Bilfinger’s board has taken on the air of a game of musical chairs recently. Following the profit warnings, Roland Koch, the chief executive and head of the supervisory board, resigned in August. Former chief Herbert Bodner has replaced him on a temporary basis.

Eckhard Cordes will become a board member in November. The 63-year-old is a business economist with a doctorate, and was chairman of Düsseldorf retail giant Metro from November 2007 until 2011. Two years ago, he became a partner at Cevian.

Mr. Cordes’s appointment means that Cevian will now have a second representative on Bilfinger’s controlling board, with Mr. Tischendorf being the other.

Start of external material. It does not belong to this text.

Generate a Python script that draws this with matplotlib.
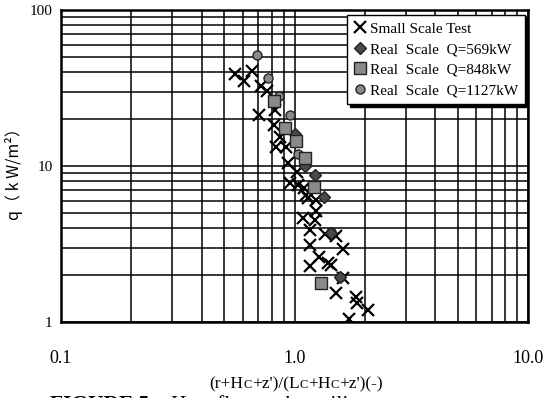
import matplotlib
matplotlib.use("Agg")
import matplotlib.pyplot as plt
from matplotlib.ticker import LogLocator, FixedLocator, NullFormatter
from matplotlib.offsetbox import TextArea, HPacker, AnchoredOffsetbox

# ---- data ----
small_x = [0.556, 0.610, 0.658, 0.719, 0.766, 0.708, 0.829, 0.821, 0.868, 0.835,
           0.921, 0.936, 1.023, 0.952, 1.04, 1.12, 1.10, 1.14, 1.24, 1.24, 1.22,
           1.086, 1.16, 1.345, 1.50, 1.17, 1.62, 1.27, 1.17, 1.39, 1.44, 1.62,
           1.50, 1.83, 1.86, 2.06, 1.71]
small_y = [38.9, 35.1, 40.6, 32.7, 30.1, 21.2, 22.9, 18.3, 15.4, 13.3,
           13.3, 10.4, 9.2, 7.74, 7.55, 6.52, 7.2, 6.21, 6.05, 5.15, 4.51,
           4.62, 3.89, 3.66, 3.56, 3.12, 2.92, 2.62, 2.30, 2.38, 2.32, 1.92,
           1.53, 1.45, 1.33, 1.19, 1.04]

q569_x = [1.00, 1.11, 1.22, 1.336, 1.437, 1.57]
q569_y = [16.0, 10.0, 8.75, 6.36, 3.74, 1.95]

q848_x = [0.821, 0.915, 1.017, 1.11, 1.21, 1.30]
q848_y = [26.2, 17.6, 14.5, 11.3, 7.37, 1.79]

q1127_x = [0.691, 0.773, 0.862, 0.952, 1.04, 1.43, 1.56]
q1127_y = [51.5, 36.6, 28.2, 21.1, 11.9, 3.75, 1.95]

labels = ["Small Scale Test", "Real  Scale  Q=569kW",
          "Real  Scale  Q=848kW", "Real  Scale  Q=1127kW"]
xticks = [0.1, 1.0, 10.0]
xticklabels = ["0.1", "1.0", "10.0"]
yticks = [1, 10, 100]
yticklabels = ["1", "10", "100"]

SERIF = "Liberation Serif"
SANS = "Liberation Sans"

W, H = 546, 398
fig = plt.figure(figsize=(W / 100, H / 100), dpi=100)
ax = fig.add_axes([61 / W, 1 - 322 / H, (528 - 61) / W, (322 - 10) / H])
ax.set_xscale("log")
ax.set_yscale("log")
ax.set_xlim(0.1, 10)
ax.set_ylim(1, 100)

# grid
ax.xaxis.set_major_locator(FixedLocator(xticks))
ax.yaxis.set_major_locator(FixedLocator(yticks))
ax.xaxis.set_minor_locator(LogLocator(base=10, subs=range(2, 10)))
ax.yaxis.set_minor_locator(LogLocator(base=10, subs=range(2, 10)))
ax.xaxis.set_minor_formatter(NullFormatter())
ax.yaxis.set_minor_formatter(NullFormatter())
ax.grid(True, which="both", color="black", linewidth=1.1)
ax.set_axisbelow(True)
for s in ax.spines.values():
    s.set_linewidth(1.8)
    s.set_color("black")

ax.set_xticks(xticks)
ax.set_xticklabels(xticklabels, fontfamily=SERIF, fontsize=13)
ax.set_yticks(yticks)
ax.set_yticklabels(yticklabels, fontfamily=SERIF, fontsize=11)
ax.tick_params(axis="x", which="major", length=0, pad=20)
ax.tick_params(axis="y", which="major", length=0, pad=6)
ax.tick_params(which="minor", length=0)

# data
l1, = ax.plot(small_x, small_y, linestyle="none", marker="x", ms=9, mew=1.6,
              color="black", zorder=3)
l4, = ax.plot(q1127_x, q1127_y, linestyle="none", marker="o", ms=6.5,
              mfc="#8a8a8a", mec="#222222", mew=1.0, zorder=4)
l2, = ax.plot(q569_x, q569_y, linestyle="none", marker="D", ms=6.5,
              mfc="#4a4a4a", mec="#222222", mew=1.0, zorder=5)
l3, = ax.plot(q848_x, q848_y, linestyle="none", marker="s", ms=8,
              mfc="#8a8a8a", mec="#222222", mew=1.0, zorder=6)

leg = ax.legend([l1, l2, l3, l4], labels, loc="upper right",
                bbox_to_anchor=(0.994, 0.984), borderaxespad=0,
                prop={"family": SERIF, "size": 11}, frameon=True,
                fancybox=False, framealpha=1, edgecolor="black",
                handlelength=0.8, handletextpad=0.25, labelspacing=0.45,
                borderpad=0.45, shadow={"color": "black", "alpha": 1},
                markerscale=1.0)
leg.get_frame().set_linewidth(1.0)
leg.set_zorder(10)

# y label
fig.text(14 / W, 1 - 170 / H, "q（ k W/m²）", rotation=90, ha="center",
         va="center", fontfamily=["Noto Sans CJK JP", SANS], fontsize=11.5)

# x label with small-cap C
parts = [("(r+H", 12.5), ("C", 9), ("+z')/(L", 12.5), ("C", 9), ("+H", 12.5),
         ("C", 9), ("+z')(-)", 12.5)]
areas = [TextArea(t, textprops=dict(family=SERIF, size=s)) for t, s in parts]
box = HPacker(children=areas, align="baseline", pad=0, sep=0)
anch = AnchoredOffsetbox(loc="center", child=box, pad=0, frameon=False,
                         bbox_to_anchor=(296 / W, 1 - 384 / H),
                         bbox_transform=fig.transFigure, borderpad=0)
fig.add_artist(anch)

# caption (partially cut off at bottom, as in the reference)
cap = [("FIGURE 5.", "bold"), ("   Heat flux to the ceiling", "normal")]
careas = [TextArea(t, textprops=dict(family=SERIF, size=15.5, weight=w))
          for t, w in cap]
cbox = HPacker(children=careas, align="baseline", pad=0, sep=0)
canch = AnchoredOffsetbox(loc="upper left", child=cbox, pad=0, frameon=False,
                          bbox_to_anchor=(50 / W, 1 - 395 / H),
                          bbox_transform=fig.transFigure, borderpad=0)
fig.add_artist(canch)

fig.savefig("out.png", dpi=100)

The new chairman of the supervisory board must find a new leader of the management board as quickly as possible.

Mr. Cordes will replace Bernhard Walter, the former CEO of Dresdner Bank, who led Bilfinger for 16 years. He is due to step down in November, after which the board will elect a new chairman.

The new chairman of the supervisory board must find a new leader of the management board as quickly as possible. Bilfinger, which was once seen as extremely solid, is effectively lame at the moment. Many investors as well as workers are anxious after the profit warnings and Mr. Koch’s hectic departure. The image of the once model group, based in Mannheim, central Germany, has suffered considerably.

Bilfinger’s share price has fallen from €61 ($77) to less than €50 since Mr. Koch’s resignation in early August.

Cevian’s move last month to increase its share from 20.2 to 25.6 percent may help the price to recover in the longer term, and the Swedish firm has also not ruled out further increasing its share.